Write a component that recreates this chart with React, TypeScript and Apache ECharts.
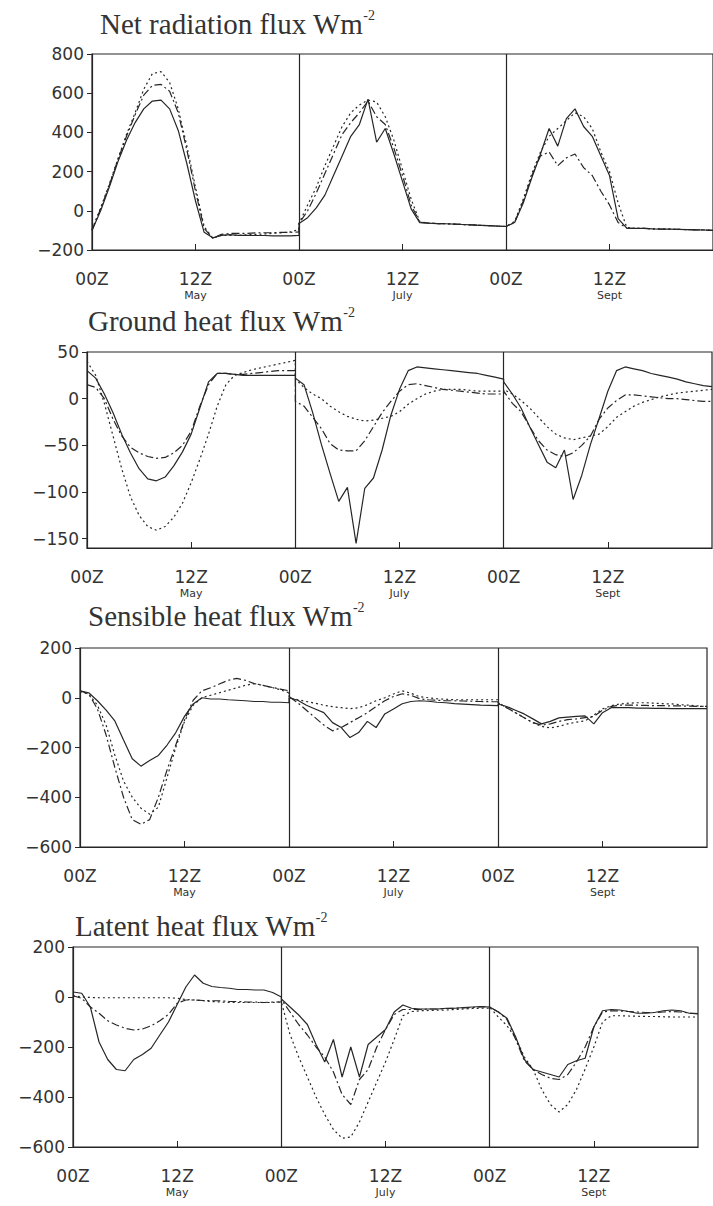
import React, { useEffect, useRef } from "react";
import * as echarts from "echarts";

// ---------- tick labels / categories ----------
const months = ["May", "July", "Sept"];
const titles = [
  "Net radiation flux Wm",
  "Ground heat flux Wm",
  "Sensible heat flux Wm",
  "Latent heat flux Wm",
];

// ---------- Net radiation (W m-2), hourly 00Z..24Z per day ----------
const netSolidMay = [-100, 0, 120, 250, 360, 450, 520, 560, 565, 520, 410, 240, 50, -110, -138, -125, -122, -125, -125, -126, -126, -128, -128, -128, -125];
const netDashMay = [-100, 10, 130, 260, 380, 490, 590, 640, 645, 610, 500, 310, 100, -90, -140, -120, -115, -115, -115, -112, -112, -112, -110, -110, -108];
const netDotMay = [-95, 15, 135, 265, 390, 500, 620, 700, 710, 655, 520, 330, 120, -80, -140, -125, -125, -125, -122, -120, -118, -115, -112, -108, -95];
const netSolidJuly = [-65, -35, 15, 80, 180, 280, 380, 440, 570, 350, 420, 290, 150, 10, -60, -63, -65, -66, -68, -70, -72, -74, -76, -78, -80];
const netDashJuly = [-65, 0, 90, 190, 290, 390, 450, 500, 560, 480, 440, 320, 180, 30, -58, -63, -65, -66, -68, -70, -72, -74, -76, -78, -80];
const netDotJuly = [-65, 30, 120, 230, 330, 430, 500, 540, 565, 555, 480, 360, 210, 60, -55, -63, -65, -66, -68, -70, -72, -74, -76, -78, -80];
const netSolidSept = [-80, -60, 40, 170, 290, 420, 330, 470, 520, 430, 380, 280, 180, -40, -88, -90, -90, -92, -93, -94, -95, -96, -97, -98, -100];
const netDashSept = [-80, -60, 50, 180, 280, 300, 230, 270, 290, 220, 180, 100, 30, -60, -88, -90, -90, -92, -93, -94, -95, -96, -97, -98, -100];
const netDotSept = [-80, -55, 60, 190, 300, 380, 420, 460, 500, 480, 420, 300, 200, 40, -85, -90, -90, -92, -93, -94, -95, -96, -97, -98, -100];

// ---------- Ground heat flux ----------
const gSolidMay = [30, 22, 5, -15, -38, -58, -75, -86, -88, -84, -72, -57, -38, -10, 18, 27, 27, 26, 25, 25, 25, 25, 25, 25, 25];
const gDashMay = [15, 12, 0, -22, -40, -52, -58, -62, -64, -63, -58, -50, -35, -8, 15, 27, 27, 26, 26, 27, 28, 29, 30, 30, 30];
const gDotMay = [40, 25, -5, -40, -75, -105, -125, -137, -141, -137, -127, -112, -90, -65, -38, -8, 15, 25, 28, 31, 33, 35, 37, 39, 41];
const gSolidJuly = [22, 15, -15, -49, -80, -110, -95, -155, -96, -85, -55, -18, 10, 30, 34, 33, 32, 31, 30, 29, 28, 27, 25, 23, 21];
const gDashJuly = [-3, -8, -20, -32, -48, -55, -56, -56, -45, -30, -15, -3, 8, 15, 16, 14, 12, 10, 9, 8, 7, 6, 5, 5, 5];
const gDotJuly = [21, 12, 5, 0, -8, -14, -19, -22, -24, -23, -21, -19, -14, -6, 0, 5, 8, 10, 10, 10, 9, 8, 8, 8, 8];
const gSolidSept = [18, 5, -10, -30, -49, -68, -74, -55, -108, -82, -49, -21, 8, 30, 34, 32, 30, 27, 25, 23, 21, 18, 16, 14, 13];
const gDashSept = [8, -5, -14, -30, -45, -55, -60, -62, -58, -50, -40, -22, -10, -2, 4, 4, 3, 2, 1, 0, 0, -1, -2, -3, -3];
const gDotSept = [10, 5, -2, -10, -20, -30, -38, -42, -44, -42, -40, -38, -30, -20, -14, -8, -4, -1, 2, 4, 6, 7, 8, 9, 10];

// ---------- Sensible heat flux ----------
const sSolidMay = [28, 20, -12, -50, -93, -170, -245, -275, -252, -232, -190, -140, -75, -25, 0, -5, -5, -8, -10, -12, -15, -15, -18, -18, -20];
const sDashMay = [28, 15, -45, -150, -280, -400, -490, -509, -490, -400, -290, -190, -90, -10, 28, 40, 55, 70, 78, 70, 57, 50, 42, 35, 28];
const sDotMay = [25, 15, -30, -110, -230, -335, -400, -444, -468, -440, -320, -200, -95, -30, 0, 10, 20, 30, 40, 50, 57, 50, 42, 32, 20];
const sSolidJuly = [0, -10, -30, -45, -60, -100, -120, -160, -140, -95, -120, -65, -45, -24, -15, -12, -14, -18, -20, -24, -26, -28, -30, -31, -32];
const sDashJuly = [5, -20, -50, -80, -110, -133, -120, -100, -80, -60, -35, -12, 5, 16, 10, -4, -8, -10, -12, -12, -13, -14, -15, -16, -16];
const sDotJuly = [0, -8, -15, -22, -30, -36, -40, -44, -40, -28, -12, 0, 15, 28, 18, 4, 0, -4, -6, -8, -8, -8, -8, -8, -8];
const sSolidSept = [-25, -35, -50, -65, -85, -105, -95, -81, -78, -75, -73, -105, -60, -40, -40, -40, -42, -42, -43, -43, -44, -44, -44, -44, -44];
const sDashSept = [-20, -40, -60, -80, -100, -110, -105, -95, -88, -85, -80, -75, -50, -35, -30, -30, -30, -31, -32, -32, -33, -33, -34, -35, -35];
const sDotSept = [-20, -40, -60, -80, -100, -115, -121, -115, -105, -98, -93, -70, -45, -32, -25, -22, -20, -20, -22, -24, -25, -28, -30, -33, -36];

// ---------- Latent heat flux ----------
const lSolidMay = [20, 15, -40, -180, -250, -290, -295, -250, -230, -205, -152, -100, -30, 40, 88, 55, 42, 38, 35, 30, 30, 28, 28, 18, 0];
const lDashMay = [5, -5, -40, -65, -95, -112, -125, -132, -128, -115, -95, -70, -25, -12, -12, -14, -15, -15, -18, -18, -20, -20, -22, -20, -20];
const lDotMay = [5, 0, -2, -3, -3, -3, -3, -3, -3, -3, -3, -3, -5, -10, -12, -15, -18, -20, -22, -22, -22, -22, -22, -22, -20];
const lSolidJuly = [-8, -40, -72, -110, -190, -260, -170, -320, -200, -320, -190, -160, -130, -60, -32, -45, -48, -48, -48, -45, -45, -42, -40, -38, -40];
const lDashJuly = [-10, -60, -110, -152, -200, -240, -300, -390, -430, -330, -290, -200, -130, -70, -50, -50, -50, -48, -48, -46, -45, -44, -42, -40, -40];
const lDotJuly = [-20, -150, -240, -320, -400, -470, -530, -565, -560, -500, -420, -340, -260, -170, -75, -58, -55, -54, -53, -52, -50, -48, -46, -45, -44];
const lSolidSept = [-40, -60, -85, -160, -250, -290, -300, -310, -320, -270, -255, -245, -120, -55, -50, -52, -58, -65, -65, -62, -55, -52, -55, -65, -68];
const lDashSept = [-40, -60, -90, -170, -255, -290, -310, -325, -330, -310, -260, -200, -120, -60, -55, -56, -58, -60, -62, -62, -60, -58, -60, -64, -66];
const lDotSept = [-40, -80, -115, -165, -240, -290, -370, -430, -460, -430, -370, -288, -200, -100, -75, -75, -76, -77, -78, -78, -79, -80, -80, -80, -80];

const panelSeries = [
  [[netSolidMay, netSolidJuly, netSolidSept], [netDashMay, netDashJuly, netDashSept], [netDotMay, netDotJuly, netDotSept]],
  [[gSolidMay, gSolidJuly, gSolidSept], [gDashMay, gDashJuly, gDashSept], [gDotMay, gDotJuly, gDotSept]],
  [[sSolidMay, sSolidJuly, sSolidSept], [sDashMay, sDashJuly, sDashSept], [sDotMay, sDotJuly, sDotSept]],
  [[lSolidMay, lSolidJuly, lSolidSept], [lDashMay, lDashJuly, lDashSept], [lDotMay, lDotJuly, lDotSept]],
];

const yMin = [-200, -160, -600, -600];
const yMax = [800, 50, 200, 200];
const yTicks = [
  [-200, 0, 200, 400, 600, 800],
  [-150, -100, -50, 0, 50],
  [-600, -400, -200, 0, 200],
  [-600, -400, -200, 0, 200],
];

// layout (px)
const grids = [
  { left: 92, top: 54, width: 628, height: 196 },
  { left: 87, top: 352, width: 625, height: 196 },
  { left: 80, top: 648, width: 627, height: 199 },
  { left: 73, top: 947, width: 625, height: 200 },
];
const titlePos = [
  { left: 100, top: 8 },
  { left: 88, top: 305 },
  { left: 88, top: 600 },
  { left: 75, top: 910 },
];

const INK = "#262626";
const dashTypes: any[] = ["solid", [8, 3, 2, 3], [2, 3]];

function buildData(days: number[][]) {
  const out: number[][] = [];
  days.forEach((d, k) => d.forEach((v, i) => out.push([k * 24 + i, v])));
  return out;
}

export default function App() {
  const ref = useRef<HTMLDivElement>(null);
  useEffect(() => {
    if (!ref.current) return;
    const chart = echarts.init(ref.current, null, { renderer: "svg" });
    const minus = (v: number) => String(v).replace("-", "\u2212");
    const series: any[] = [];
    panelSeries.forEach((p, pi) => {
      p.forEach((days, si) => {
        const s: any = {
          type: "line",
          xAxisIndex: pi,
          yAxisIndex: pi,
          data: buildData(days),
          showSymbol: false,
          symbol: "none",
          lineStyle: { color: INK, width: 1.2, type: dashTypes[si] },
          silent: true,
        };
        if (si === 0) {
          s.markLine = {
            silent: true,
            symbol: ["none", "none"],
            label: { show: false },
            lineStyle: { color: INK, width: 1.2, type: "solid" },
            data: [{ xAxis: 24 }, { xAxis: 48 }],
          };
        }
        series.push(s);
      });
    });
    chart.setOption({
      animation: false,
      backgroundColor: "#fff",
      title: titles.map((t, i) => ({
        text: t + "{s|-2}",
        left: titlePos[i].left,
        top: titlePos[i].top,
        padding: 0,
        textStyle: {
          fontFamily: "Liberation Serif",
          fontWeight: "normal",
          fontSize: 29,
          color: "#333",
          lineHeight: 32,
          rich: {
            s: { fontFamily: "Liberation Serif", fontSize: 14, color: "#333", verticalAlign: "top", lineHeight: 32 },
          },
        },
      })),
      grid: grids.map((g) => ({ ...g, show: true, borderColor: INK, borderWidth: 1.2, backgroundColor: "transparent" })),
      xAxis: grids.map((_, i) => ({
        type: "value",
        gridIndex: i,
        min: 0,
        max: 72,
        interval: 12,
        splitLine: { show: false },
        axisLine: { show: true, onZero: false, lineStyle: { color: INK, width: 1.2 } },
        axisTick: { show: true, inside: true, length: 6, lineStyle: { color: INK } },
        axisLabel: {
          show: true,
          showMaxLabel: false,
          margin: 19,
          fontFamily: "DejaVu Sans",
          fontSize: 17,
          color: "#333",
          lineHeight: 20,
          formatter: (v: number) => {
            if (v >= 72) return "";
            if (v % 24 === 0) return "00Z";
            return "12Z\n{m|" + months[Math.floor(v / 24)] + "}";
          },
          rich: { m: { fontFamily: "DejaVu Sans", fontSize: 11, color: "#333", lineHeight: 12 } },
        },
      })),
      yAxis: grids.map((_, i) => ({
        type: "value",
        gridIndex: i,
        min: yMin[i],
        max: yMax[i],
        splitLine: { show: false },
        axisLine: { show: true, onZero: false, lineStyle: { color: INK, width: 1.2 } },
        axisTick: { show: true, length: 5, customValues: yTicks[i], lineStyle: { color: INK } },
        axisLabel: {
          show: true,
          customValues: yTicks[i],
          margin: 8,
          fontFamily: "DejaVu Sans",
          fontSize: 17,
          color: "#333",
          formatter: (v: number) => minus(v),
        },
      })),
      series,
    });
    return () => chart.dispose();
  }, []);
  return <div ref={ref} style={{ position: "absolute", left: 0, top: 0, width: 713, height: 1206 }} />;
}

* [TASK PROMPT]
From the opening line of the listing above through the line bearing "import * as", repeat each line exactly. Drop every picture.

* [ANSWER IN FULL]
Write a component that recreates this chart with React, TypeScript and Apache ECharts.
import React, { useEffect, useRef } from "react";
import * as echarts from "echarts";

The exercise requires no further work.